St. Patrick’s day has never been a particularly big deal for me: more an excuse for a lie-in or a long week-end away after a long winter. Although almost every Irish town or city has a St. Patrick’s day parade which attracts almost every group you can throw a uniform or costume at as well as large crowds of onlookers, it has never seemed to me to be much more than an excuse for a monumental piss-up afterwards. Shure it’s no harm to have a bit of craic, might be a typical response. We seem to be in the process of patenting craic as a uniquely Irish contribution to world civilisation.

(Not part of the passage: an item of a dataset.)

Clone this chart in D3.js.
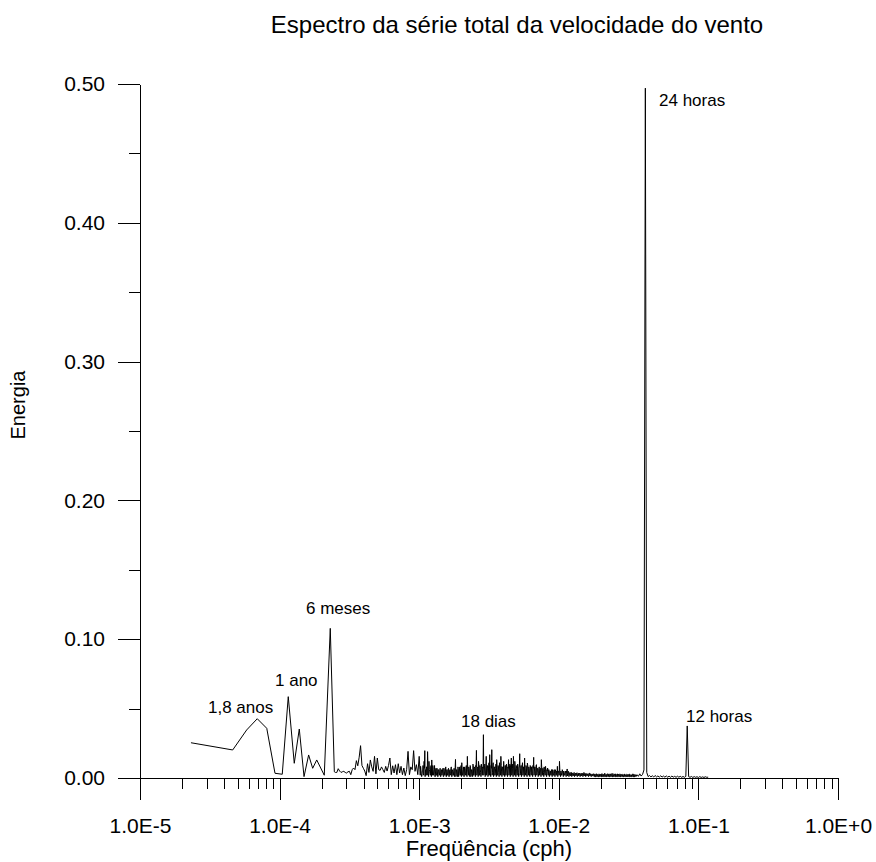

In more recent times, however, St. Patrick’s day parades have become a serious artistic endeavour and economic and political business. Costumes and floats have become ever more inventive and outrageous, the participants engaging in a mass performance artistic event worthy of celebration in its own right. Cities around the world mark the day with their own parades or green-lighting of landmark buildings. As a promotion of a national identity and tourism, it has few, if any, equals. Friends of friends organised a very successful alternative St. Patrick’s day parade in New York when the very conservative Ancient order of Hibernians refused to allow LGTB groups to openly participate in their parade, and were recently honoured by the Irish President for doing so.
At a political level the celebrations include the presentation of a symbolic bowl of shamrock to the US President by the Taoiseach in the oval office: an unequalled level of access to the American President for a small nation. Usually it is an opportunity to lobby the President and key figures on Capital Hill on the current areas of Irish concern, be it “undocumented” immigrants to the US, the future of FDI in Ireland, peace and stability in Northern Ireland, or the current concerns over Brexit and US EU relations. Little matter that it generally involves cringe-inducing platitudes and leprechaun jokes. Some serious business is often done.
This year outgoing Taoiseach Enda Kenny had to negotiate the minefield of widespread Irish disapproval of the Trump presidency, as expressed in Kenny’s own remarks that that Trump’s campaign rhetoric was racist and dangerous, and suggestion that voters had an alternative to vote for. It is also an uncomfortable fact that many of Trump’s more extreme supporters and appointees are of Irish extraction. The gulf between Irish politics and many Irish-Americans in the USA has never been wider.
But St. Patrick’s day is a day to celebrate “Irishness”, whatever that may mean, and not a day to litigate differences. Many have pointed to the hypocrisy of advocating for undocumented (= illegal) Irish emigrants abroad whilst maintaining a strict political asylum process at home which can leave refugees in limbo for many years. But keeping Irish American relationships in a positive space is not necessarily a bad thing at a time of increasing US EU tensions. I wonder if today’s meeting between Trump and Merkel will generate similarly warm feelings.
War-mongers the world over depend on generating fear of the “other” to make their misadventures politically viable. Displays of public conviviality, however forced, can sometimes reduce tensions and create opportunities for better relations. Anything which helps to undermine the Trump/Bannon project of destroying the cohesion of the EU has to be a good thing. So the begrudgers can mock and scoff at the fake bonhomie of the revellers all they want: it is a modern version of the hippy “make love, not war” sentiment of the 1960’s all over again. At worst it is a harmless conceit that Ireland matters more than it really does in the real world. At best, it helps a lot of people have a good time, at least for a day. Happy St. Patrick’s day!